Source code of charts
====================
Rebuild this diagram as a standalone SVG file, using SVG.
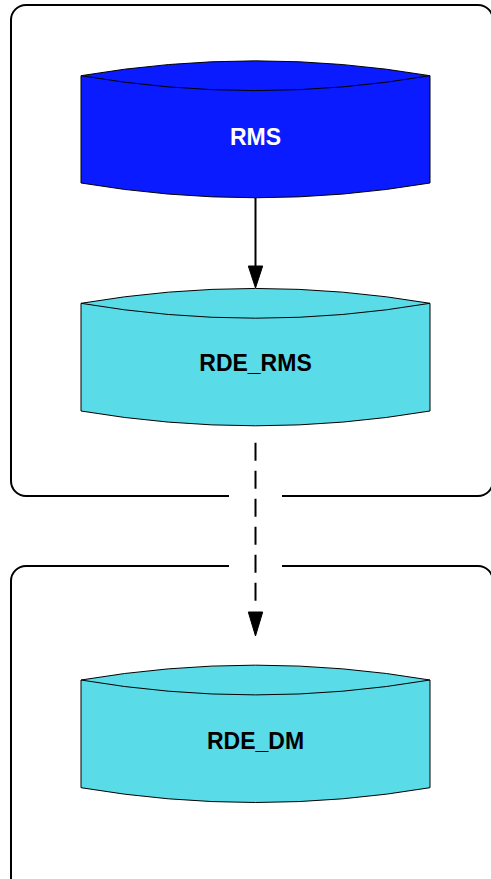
<svg xmlns="http://www.w3.org/2000/svg" width="491" height="879" viewBox="0 0 491 879">
<style>
.cluster{fill:none;stroke:#000;stroke-width:2}
.cyl{stroke:#000;stroke-width:1}
.lbl{font-family:"Liberation Sans",Arial,sans-serif;font-weight:bold;font-size:23px;text-anchor:middle;dominant-baseline:central}
.edge{stroke:#000;stroke-width:2;fill:none}
</style>
<rect width="491" height="879" fill="#fff"/>
<g id="cluster1">
<rect class="cluster" x="11" y="5" width="482" height="491" rx="15"/>
<rect x="229" y="490" width="53" height="12" fill="#fff"/>
</g>
<g id="cluster2">
<rect class="cluster" x="11" y="566" width="482" height="340" rx="15"/>
<rect x="229" y="560" width="53" height="12" fill="#fff"/>
</g>
<g id="RMS">
<path class="cyl" fill="#0a1cff" d="M81,75.7 Q255.5,46 430,75.7 L430,183 Q255.5,212.5 81,183 Z"/>
<path class="cyl" fill="none" d="M81,75.7 Q255.5,105.5 430,75.7"/>
<text class="lbl" x="255.5" y="137" fill="#fff">RMS</text>
</g>
<g id="RDE_RMS">
<path class="cyl" fill="#5adbe8" d="M81,303.3 Q255.5,273.6 430,303.3 L430,411 Q255.5,440.6 81,411 Z"/>
<path class="cyl" fill="none" d="M81,303.3 Q255.5,333.1 430,303.3"/>
<text class="lbl" x="255.5" y="363" fill="#000">RDE_RMS</text>
</g>
<g id="RDE_DM">
<path class="cyl" fill="#5adbe8" d="M81,680 Q255.5,650.3 430,680 L430,787.7 Q255.5,817.3 81,787.7 Z"/>
<path class="cyl" fill="none" d="M81,680 Q255.5,709.8 430,680"/>
<text class="lbl" x="255.5" y="741" fill="#000">RDE_DM</text>
</g>
<g id="connectors">
<line class="edge" x1="255.5" y1="198" x2="255.5" y2="267"/>
<polygon points="248.3,266 262.7,266 255.5,288" fill="#000" stroke="#000" stroke-width="1"/>
<line class="edge" x1="255.5" y1="442.7" x2="255.5" y2="601" stroke-dasharray="18,10"/>
<polygon points="248.3,612 262.7,612 255.5,636" fill="#000" stroke="#000" stroke-width="1"/>
</g>
</svg>
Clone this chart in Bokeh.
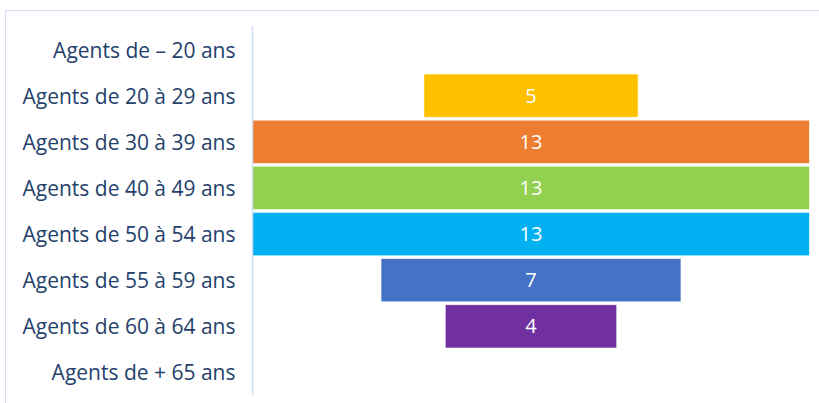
from bokeh.plotting import figure
from bokeh.models import ColumnDataSource, Range1d, FactorRange
from bokeh.core.properties import value
from bokeh.embed import file_html
from bokeh.resources import INLINE

categories = [
    "Agents de – 20 ans",
    "Agents de 20 à 29 ans",
    "Agents de 30 à 39 ans",
    "Agents de 40 à 49 ans",
    "Agents de 50 à 54 ans",
    "Agents de 55 à 59 ans",
    "Agents de 60 à 64 ans",
    "Agents de + 65 ans",
]
counts = [0, 5, 13, 13, 13, 7, 4, 0]
colors = ["#FFC000", "#FFC000", "#ED7D31", "#92D050", "#00B0F0", "#4472C4", "#7030A0", "#7030A0"]

FONT = "Open Sans"

shown = [i for i, c in enumerate(counts) if c > 0]
src = ColumnDataSource(dict(
    cat=[categories[i] for i in shown],
    left=[-counts[i] / 2 for i in shown],
    right=[counts[i] / 2 for i in shown],
    color=[colors[i] for i in shown],
    label=[str(counts[i]) for i in shown],
    x=[0 for i in shown],
))

p = figure(
    width=814, height=393,
    y_range=FactorRange(*reversed(categories)),
    x_range=Range1d(-6.5, 6.5),
    output_backend="svg", toolbar_location=None,
    min_border_left=246, min_border_right=11,
    min_border_top=15, min_border_bottom=9,
    margin=(10, 0, 0, 5),
    styles={"border-top": "1px solid #cfe0f6", "border-left": "1px solid #cfe0f6"},
)
p.outline_line_color = None
p.grid.visible = False
p.xaxis.visible = False
p.background_fill_color = "white"
p.border_fill_color = "white"

p.hbar(y="cat", left="left", right="right", height=0.94, fill_color="color",
       line_color="white", line_alpha=0.6, line_width=1, source=src)
p.text(x="x", y="cat", text="label", source=src, text_align="center",
       text_baseline="middle", text_color="white", text_font=value(FONT),
       text_font_size="20px")

ax = p.yaxis[0]
ax.axis_line_color = "#cfe0f6"
ax.axis_line_width = 1.5
ax.major_tick_line_color = None
ax.minor_tick_line_color = None
ax.major_tick_out = 0
ax.major_tick_in = 0
ax.major_label_text_font = FONT
ax.major_label_text_font_size = "21px"
ax.major_label_text_color = "#24416b"
ax.major_label_standoff = 17

open("out.html", "w").write(file_html(p, INLINE))
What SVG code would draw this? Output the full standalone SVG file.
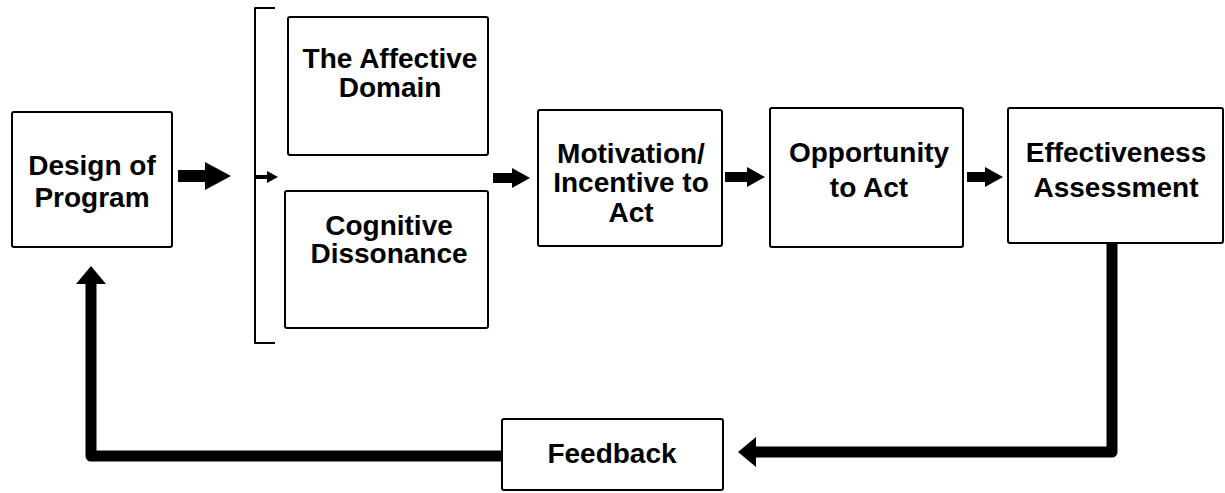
<svg xmlns="http://www.w3.org/2000/svg" width="1225" height="493" viewBox="0 0 1225 493">
<style>
.box{fill:#fff;stroke:#000;stroke-width:2}
.lbl{font-family:"Liberation Sans",Arial,Helvetica,sans-serif;font-weight:bold;font-size:28px;fill:#000;text-anchor:middle}
.con{fill:none;stroke:#000;stroke-linejoin:round}
</style>
<defs>
<marker id="headL" viewBox="0 -14 26 28" markerWidth="26" markerHeight="28" refX="0" refY="0" orient="auto" markerUnits="userSpaceOnUse"><path d="M0,-14 L26,0 L0,14 z" fill="#000"/></marker>
<marker id="headM" viewBox="0 -10 18 20" markerWidth="18" markerHeight="20" refX="0" refY="0" orient="auto" markerUnits="userSpaceOnUse"><path d="M0,-10 L18,0 L0,10 z" fill="#000"/></marker>
<marker id="headS" viewBox="0 -6 11 12" markerWidth="11" markerHeight="12" refX="0" refY="0" orient="auto" markerUnits="userSpaceOnUse"><path d="M0,-6 L11,0 L0,6 z" fill="#000"/></marker>
<marker id="headF" viewBox="0 -15 18 30" markerWidth="18" markerHeight="30" refX="0" refY="0" orient="auto" markerUnits="userSpaceOnUse"><path d="M0,-15 L18,0 L0,15 z" fill="#000"/></marker>
</defs>
<rect width="1225" height="493" fill="#fff"/>
<g id="connectors">
<line class="con" x1="178" y1="176" x2="205" y2="176" stroke-width="12" marker-end="url(#headL)"/>
<path class="con" d="M275,8 H255 V343 H275" stroke-width="2"/>
<line class="con" x1="255" y1="177" x2="267" y2="177" stroke-width="4" marker-end="url(#headS)"/>
<line class="con" x1="493" y1="178" x2="512" y2="178" stroke-width="10" marker-end="url(#headM)"/>
<line class="con" x1="725" y1="177" x2="747" y2="177" stroke-width="10" marker-end="url(#headM)"/>
<line class="con" x1="967" y1="177" x2="985" y2="177" stroke-width="10" marker-end="url(#headM)"/>
<path class="con" d="M1112,243 V452 H756" stroke-width="11" marker-end="url(#headF)"/>
<path class="con" d="M502,456 H91 V284" stroke-width="11" marker-end="url(#headF)"/>
</g>
<g id="design">
<rect class="box" x="12" y="112" width="160" height="135" rx="2"/>
<text class="lbl" x="92" y="175">Design of</text>
<text class="lbl" x="92" y="207">Program</text>
</g>
<g id="affective">
<rect class="box" x="288" y="17" width="200" height="138" rx="2"/>
<text class="lbl" x="390" y="68">The Affective</text>
<text class="lbl" x="390" y="97">Domain</text>
</g>
<g id="cognitive">
<rect class="box" x="285" y="191" width="203" height="137" rx="2"/>
<text class="lbl" x="389" y="235">Cognitive</text>
<text class="lbl" x="389" y="263">Dissonance</text>
</g>
<g id="motivation">
<rect class="box" x="538" y="110" width="184" height="136" rx="2"/>
<text class="lbl" x="631" y="163">Motivation/</text>
<text class="lbl" x="631" y="192">Incentive to</text>
<text class="lbl" x="631" y="222">Act</text>
</g>
<g id="opportunity">
<rect class="box" x="770" y="108" width="193" height="139" rx="2"/>
<text class="lbl" x="869" y="162">Opportunity</text>
<text class="lbl" x="869" y="197">to Act</text>
</g>
<g id="effectiveness">
<rect class="box" x="1008" y="108" width="215" height="135" rx="2"/>
<text class="lbl" x="1116" y="162">Effectiveness</text>
<text class="lbl" x="1116" y="197">Assessment</text>
</g>
<g id="feedback">
<rect class="box" x="502" y="419" width="221" height="71" rx="2"/>
<text class="lbl" x="612" y="463">Feedback</text>
</g>
</svg>
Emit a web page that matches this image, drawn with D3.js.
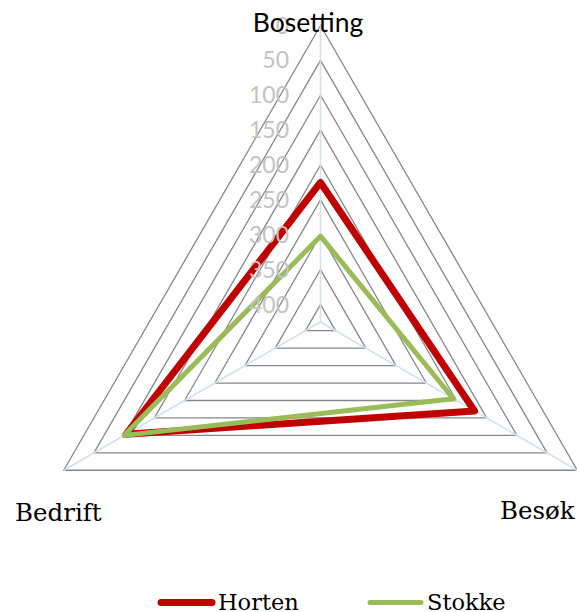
<!DOCTYPE html>
<html>
<head>
<meta charset="utf-8">
<script src="https://cdn.jsdelivr.net/npm/d3@7"></script>
<style>
  html, body { margin: 0; padding: 0; background: #fff; }
  svg { display: block; }
</style>
</head>
<body>
<svg id="chart" width="577" height="612"></svg>
<script>
const categories = ["Bosetting", "Besøk", "Bedrift"];
const horten = [225, 170, 103];
const stokke = [302, 205, 100];
const tickValues = [0, 50, 100, 150, 200, 250, 300, 350, 400];
const seriesNames = ["Horten", "Stokke"];
const seriesColors = ["#c00000", "#9bbb59"];

const svg = d3.select("#chart");
const cx = 320.5, cy = 322, R = 296.5;

// reversed radial axis: 0 at the outer edge, max at the centre
const r = d3.scaleLinear().domain([0, 425]).range([R, 0]);
const angle = d3.scalePoint().domain(categories).range([0, 2 * Math.PI * 2 / 3]);
const pt = (cat, v) => {
  const a = angle(cat) - Math.PI / 2;
  return [cx + r(v) * Math.cos(a), cy + r(v) * Math.sin(a)];
};

const g = svg.append("g");
const line = d3.line();

// gridlines
tickValues.forEach(t => {
  const pts = categories.map(c => pt(c, t));
  g.append("path")
    .attr("d", line(pts) + "Z")
    .attr("fill", "none")
    .attr("stroke", "#878787")
    .attr("stroke-width", 1.3);
});

// spokes
categories.forEach(c => {
  const p = pt(c, 0);
  g.append("line")
    .attr("x1", cx).attr("y1", cy)
    .attr("x2", p[0]).attr("y2", p[1])
    .attr("stroke", "#d5e0ee")
    .attr("stroke-width", 1.6);
});

// series
const series = [horten, stokke];
const widths = [7, 5];
series.forEach((vals, i) => {
  const pts = categories.map((c, j) => pt(c, vals[j]));
  g.append("path")
    .attr("d", line(pts) + "Z")
    .attr("fill", "none")
    .attr("stroke", seriesColors[i])
    .attr("stroke-width", widths[i])
    .attr("stroke-linejoin", "round");
});

// tick labels
g.selectAll("text.tick")
  .data(tickValues)
  .enter().append("text")
  .attr("class", "tick")
  .attr("x", 289)
  .attr("y", d => cy - r(d) - 1)
  .attr("text-anchor", "end")
  .attr("dominant-baseline", "central")
  .attr("font-family", "Lato, 'Open Sans', sans-serif")
  .attr("font-size", 23)
  .attr("fill", "#c3c3c3")
  .text(d => d);

// category labels
g.append("text")
  .attr("x", 308).attr("y", 32)
  .attr("text-anchor", "middle")
  .attr("font-family", "Lato, 'Open Sans', sans-serif")
  .attr("font-size", 26.5)
  .attr("fill", "#000")
  .text(categories[0]);

g.append("text")
  .attr("x", 500).attr("y", 519)
  .attr("font-family", "'DejaVu Serif', serif")
  .attr("font-size", 24.5)
  .attr("fill", "#000")
  .text(categories[1]);

g.append("text")
  .attr("x", 15).attr("y", 521)
  .attr("font-family", "'DejaVu Serif', serif")
  .attr("font-size", 24.5)
  .attr("fill", "#000")
  .text(categories[2]);

// legend
const legendX = [158, 367];
seriesNames.forEach((name, i) => {
  const lg = svg.append("g");
  lg.append("line")
    .attr("x1", legendX[i] + 3).attr("x2", legendX[i] + 54)
    .attr("y1", 602.5).attr("y2", 602.5)
    .attr("stroke", seriesColors[i])
    .attr("stroke-width", widths[i])
    .attr("stroke-linecap", "round");
  lg.append("text")
    .attr("x", legendX[i] + 60).attr("y", 609.5)
    .attr("font-family", "'DejaVu Serif', serif")
    .attr("font-size", 22.5)
    .attr("fill", "#000")
    .text(name);
});
</script>
</body>
</html>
====================
GOAL OF THE EXERCISE>
Give back exactly the lines from the one containing "Clone this chart in Bokeh." to the one containing "from bokeh.resources import INLINE", both included, and no pictures.

OUTPUT>
Clone this chart in Bokeh.
from bokeh.plotting import figure
from bokeh.models import ColumnDataSource, Range1d, FactorRange
from bokeh.core.properties import value
from bokeh.embed import file_html
from bokeh.resources import INLINE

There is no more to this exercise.